▶ What to produce: Count how many lines of the material below have the word "with" and give only the number.

____ Source records

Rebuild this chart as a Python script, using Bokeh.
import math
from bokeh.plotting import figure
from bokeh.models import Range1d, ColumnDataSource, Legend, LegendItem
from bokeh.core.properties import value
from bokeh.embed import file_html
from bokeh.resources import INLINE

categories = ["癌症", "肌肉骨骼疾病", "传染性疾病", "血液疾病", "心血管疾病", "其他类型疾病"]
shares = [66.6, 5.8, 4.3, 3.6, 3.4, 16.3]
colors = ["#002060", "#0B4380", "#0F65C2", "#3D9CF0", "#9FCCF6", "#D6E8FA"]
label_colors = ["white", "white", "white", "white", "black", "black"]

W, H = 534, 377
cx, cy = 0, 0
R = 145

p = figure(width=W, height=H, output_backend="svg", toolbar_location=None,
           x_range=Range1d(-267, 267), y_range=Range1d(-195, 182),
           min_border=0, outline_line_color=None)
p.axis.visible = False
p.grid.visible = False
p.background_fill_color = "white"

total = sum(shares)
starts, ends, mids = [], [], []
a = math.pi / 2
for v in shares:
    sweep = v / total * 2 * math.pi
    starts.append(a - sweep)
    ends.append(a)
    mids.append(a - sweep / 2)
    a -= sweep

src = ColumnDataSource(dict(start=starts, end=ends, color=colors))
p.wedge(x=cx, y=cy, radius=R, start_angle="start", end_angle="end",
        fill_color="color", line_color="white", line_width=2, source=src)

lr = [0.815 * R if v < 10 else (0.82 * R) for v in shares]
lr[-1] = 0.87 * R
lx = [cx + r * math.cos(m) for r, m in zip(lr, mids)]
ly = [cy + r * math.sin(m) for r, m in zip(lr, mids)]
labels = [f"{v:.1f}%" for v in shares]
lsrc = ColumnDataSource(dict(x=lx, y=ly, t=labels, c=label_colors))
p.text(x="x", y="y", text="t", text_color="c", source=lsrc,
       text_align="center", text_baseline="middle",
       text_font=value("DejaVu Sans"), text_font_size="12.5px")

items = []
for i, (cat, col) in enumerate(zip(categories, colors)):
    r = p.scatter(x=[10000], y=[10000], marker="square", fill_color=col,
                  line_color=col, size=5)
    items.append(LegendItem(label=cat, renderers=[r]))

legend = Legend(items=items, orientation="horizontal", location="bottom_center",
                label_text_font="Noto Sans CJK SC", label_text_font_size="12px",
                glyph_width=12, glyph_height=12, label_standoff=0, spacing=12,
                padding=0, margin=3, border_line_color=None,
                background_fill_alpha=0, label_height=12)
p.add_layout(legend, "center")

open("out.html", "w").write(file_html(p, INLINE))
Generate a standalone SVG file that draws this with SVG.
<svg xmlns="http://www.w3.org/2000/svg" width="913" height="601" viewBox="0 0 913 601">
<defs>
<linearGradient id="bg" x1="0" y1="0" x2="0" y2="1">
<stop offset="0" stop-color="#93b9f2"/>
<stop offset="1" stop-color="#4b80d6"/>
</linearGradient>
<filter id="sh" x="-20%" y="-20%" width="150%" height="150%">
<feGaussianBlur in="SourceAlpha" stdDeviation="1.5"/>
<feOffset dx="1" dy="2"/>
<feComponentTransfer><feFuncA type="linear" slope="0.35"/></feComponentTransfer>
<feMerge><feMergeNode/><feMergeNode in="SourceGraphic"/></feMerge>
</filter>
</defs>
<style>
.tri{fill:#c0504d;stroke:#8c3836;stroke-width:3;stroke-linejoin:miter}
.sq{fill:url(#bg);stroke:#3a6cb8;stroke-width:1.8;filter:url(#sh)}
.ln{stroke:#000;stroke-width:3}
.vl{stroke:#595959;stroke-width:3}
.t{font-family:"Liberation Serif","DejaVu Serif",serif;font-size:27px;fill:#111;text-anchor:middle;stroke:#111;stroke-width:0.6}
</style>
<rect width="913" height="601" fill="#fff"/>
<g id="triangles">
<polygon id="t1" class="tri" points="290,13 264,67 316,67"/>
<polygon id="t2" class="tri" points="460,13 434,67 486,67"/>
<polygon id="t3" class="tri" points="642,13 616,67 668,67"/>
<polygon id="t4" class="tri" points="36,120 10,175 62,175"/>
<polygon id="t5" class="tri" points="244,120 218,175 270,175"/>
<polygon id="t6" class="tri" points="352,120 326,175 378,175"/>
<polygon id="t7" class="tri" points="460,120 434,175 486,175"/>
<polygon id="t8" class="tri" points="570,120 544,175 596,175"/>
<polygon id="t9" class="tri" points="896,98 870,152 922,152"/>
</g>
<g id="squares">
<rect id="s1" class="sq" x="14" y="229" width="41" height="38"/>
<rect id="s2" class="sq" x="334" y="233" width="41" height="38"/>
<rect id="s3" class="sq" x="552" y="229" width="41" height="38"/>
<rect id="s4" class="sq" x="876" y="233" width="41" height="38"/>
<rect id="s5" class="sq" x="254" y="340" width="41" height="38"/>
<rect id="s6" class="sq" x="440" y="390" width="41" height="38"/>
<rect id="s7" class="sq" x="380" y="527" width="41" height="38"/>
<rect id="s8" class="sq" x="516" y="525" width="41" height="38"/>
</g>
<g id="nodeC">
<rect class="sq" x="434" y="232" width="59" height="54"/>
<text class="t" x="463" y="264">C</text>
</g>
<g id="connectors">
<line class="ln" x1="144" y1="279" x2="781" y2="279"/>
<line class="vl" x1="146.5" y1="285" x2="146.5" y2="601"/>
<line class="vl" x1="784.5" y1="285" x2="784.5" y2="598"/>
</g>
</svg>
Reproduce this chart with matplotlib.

________

▶ Problem solution: 2